Fascinating though his livelihood is, Campbell doesn’t like the taste of paua. “It tastes like chopped up jandals,” he laughs. “I don’t eat my profits!”

Campbell is a director of Combined Products, a paua processing plant in Masterton. In Wairarapa, New Zealand native black foot paua (haliotis iris) are sourced by divers from an expansive area, stretching from Blackhead Point near Dannevirke, down to Baring Head north of Wellington. Each year, upwards of 100 tonnes of the large sea snails enter the Combined Products factory, where they are washed, weighed, shucked and sent to canneries in Palmerston North.

About 95 per cent of the produce is exported overseas. Campbell may not be a fan, but paua is a palatable delicacy offshore, particularly in Asia. Though the haliotidae family of gastropods are not endemic to New Zealand (paua is known as abalone in the US, for example), our black foot variety is highly sought after – as paua thrive in cold temperatures, producing a ‘meatier’, more succulent flesh. With several chilly ocean spots in Wairarapa (Mataikona, Flat Point and Ngawi are particularly plentiful in paua), our wild coast is well-suited to producing internationally-renowned seafood.

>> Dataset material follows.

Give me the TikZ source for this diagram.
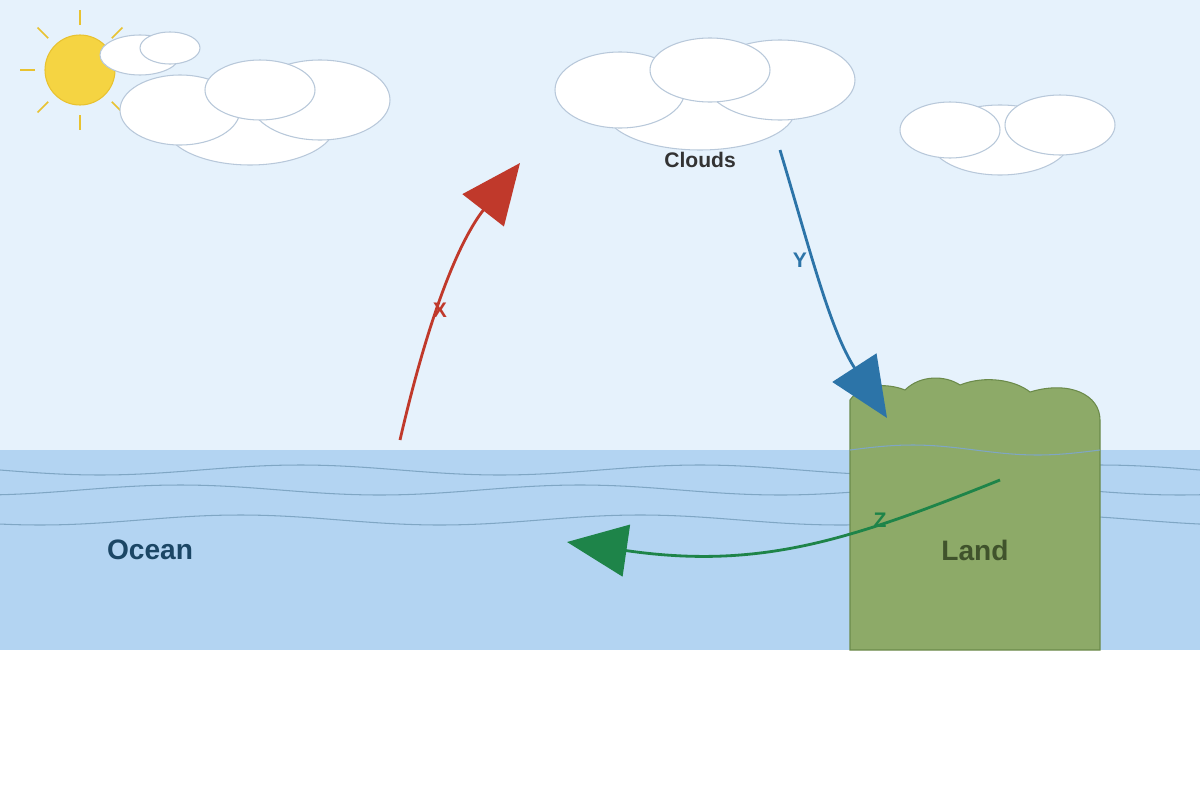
\documentclass[tikz,border=0pt]{standalone}
\usepackage{fontspec}
\setmainfont{Liberation Sans}
\usetikzlibrary{arrows.meta}
\definecolor{sky}{HTML}{E6F2FC}
\definecolor{sea}{HTML}{B3D4F2}
\definecolor{wave}{HTML}{7FA6C4}
\definecolor{sunfill}{HTML}{F5D442}
\definecolor{sunline}{HTML}{E8C230}
\definecolor{cloudline}{HTML}{B8C8DA}
\definecolor{landfill}{HTML}{8DAA68}
\definecolor{landline}{HTML}{6B8A4A}
\definecolor{xred}{HTML}{C0392B}
\definecolor{yblue}{HTML}{2C74A8}
\definecolor{zgreen}{HTML}{1E8449}
\tikzset{
  cloud/.style={fill=white,draw=cloudline,line width=1.5pt},
  flow/.style={line width=4pt,-{Triangle[length=3cm,width=2.6cm]}},
  lbl/.style={font=\bfseries\fontsize{40}{40}\selectfont},
  wavy/.style={draw=wave,line width=1.5pt}
}
\begin{document}
\begin{tikzpicture}[x=0.05cm,y=-0.05cm]
	\useasboundingbox (0,0) rectangle (1200,800);
	% background
	\fill[sky] (0,0) rectangle (1200,450);
	\fill[sea] (0,450) rectangle (1200,650);
	
	% waves
	\foreach \y/\s in {470/0,490/120,520/60}
	{
		\draw[wavy] plot[domain=0:1200,samples=120] (\x,{\y+5*sin((\x+\s)*0.9)});
	}
	
	% sun
	\foreach \a in {90,135,180,225,270,45,-45}
	{
		\draw[sunline,line width=2.5pt] ({80+45*cos(\a)},{70-45*sin(\a)}) -- ({80+60*cos(\a)},{70-60*sin(\a)});
	}
	\draw[fill=sunfill,draw=sunline,line width=1.5pt] (80,70) circle [radius=35];
	
	% clouds
	\draw[cloud] (140,55) ellipse [x radius=40,y radius=20];
	\draw[cloud] (170,48) ellipse [x radius=30,y radius=16];
	\draw[cloud] (250,125) ellipse [x radius=85,y radius=40];
	\draw[cloud] (180,110) ellipse [x radius=60,y radius=35];
	\draw[cloud] (320,100) ellipse [x radius=70,y radius=40];
	\draw[cloud] (260,90) ellipse [x radius=55,y radius=30];
	\draw[cloud] (700,110) ellipse [x radius=95,y radius=40];
	\draw[cloud] (620,90) ellipse [x radius=65,y radius=38];
	\draw[cloud] (780,80) ellipse [x radius=75,y radius=40];
	\draw[cloud] (710,70) ellipse [x radius=60,y radius=32];
	\draw[cloud] (1000,140) ellipse [x radius=70,y radius=35];
	\draw[cloud] (950,130) ellipse [x radius=50,y radius=28];
	\draw[cloud] (1060,125) ellipse [x radius=55,y radius=30];
	
	% land
	\draw[fill=landfill,draw=landline,line width=1.5pt] (850,650) -- (850,400)
		.. controls (860,385) and (885,382) .. (905,390)
		.. controls (920,375) and (945,375) .. (960,385)
		.. controls (985,375) and (1015,380) .. (1030,392)
		.. controls (1070,380) and (1100,395) .. (1100,420) -- (1100,650) -- cycle;
	\draw[wavy] plot[domain=850:1100,samples=40] (\x,{450-5*sin((\x-850)*1.44)});
	
	% labels
	\node[lbl,color=black!80,font=\bfseries\fontsize{30}{30}\selectfont] (clouds) at (700,160) {Clouds};
	\node[lbl,color=yblue!60!black] (ocean) at (150,550) {Ocean};
	\node[lbl,color=landline!60!black] (land) at (975,550) {Land};
	
	% flows
	\coordinate (xs) at (400,440);
	\coordinate (xe) at (520,163);
	\coordinate (ys) at (780,150);
	\coordinate (ye) at (887,418);
	\coordinate (zs) at (1000,480);
	\coordinate (ze) at (567,542);
	\draw[flow,xred] (xs) .. controls (430,310) and (460,240) .. (xe);
	\draw[flow,yblue] (ys) .. controls (810,250) and (830,330) .. (ye);
	\draw[flow,zgreen] (zs) .. controls (850,540) and (760,570) .. (ze);
	\node[lbl,xred,font=\bfseries\fontsize{30}{30}\selectfont] at (440,310) {X};
	\node[lbl,yblue,font=\bfseries\fontsize{30}{30}\selectfont] at (800,260) {Y};
	\node[lbl,zgreen,font=\bfseries\fontsize{30}{30}\selectfont] at (880,520) {Z};
\end{tikzpicture}
\end{document}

Times have changed, Campbell says, since paua were prized only for their shells – while the meat was made into soup and “sold cheap at the supermarket”.“In China, it goes for 200 bucks a can. The demand is huge. Although, there was a time when the Chinese government ordered officials to stop banqueting on abalone – which made things a bit difficult.”

Campbell became involved in the paua industry in the late 90s, starting as a processor at Combined Products, then working his way through the ranks. He says the industry faces several challenges. For example, in order to ensure the survival of the paua population, the Ministry for Primary Industries has enforced strict quotas on commercial paua fisheries. The current quota for the area in which Combined Products operates is limited to 122 tonnes per year. Campbell says managing a market “screaming out” for paua with environmental responsibilities is “a balancing act”.

“We have to be careful with how much we take from each place. That’s a challenge, as some areas have better quality paua than others. Some places get bigger swells, so the paua are more mobile. And those ones tend to be more muscular and meatier. But, we have to spread our catch out – otherwise, we’re pillaging the one spot.”

Another challenge is weather. The best time for divers to collect paua is following a nor’wester, when the seas are calm. “Paua is particularly in demand around Chinese New Year, but there was one year we couldn’t get the divers in the water because of the weather. But, we can’t put our divers’ lives at risk.”

Also difficult is the ugly “competition” from paua poachers, looking to score a pretty penny on the black market. At one point, Campbell says, poachers had been sending “whole phone boxes full” over to Asia. Although, better monitoring of the seafood black market in some jurisdictions provides relief.

Campbell says his business has boosted compliance measures to ensure paua production in Wairarapa remains sustainable – especially ensuring catch limits are complied with and any juvenile or undersized paua are returned to the water, so they can reproduce. “What we take needs to be replaced. Compliance can be expensive and a necessary evil, but sustainability is key.”

Taxing though the industry is, Campbell wouldn’t be anywhere else – and says the people are the best part. “I’ve got a great group of workers at the factory. It’s a great atmosphere – lots of laughing and singing.”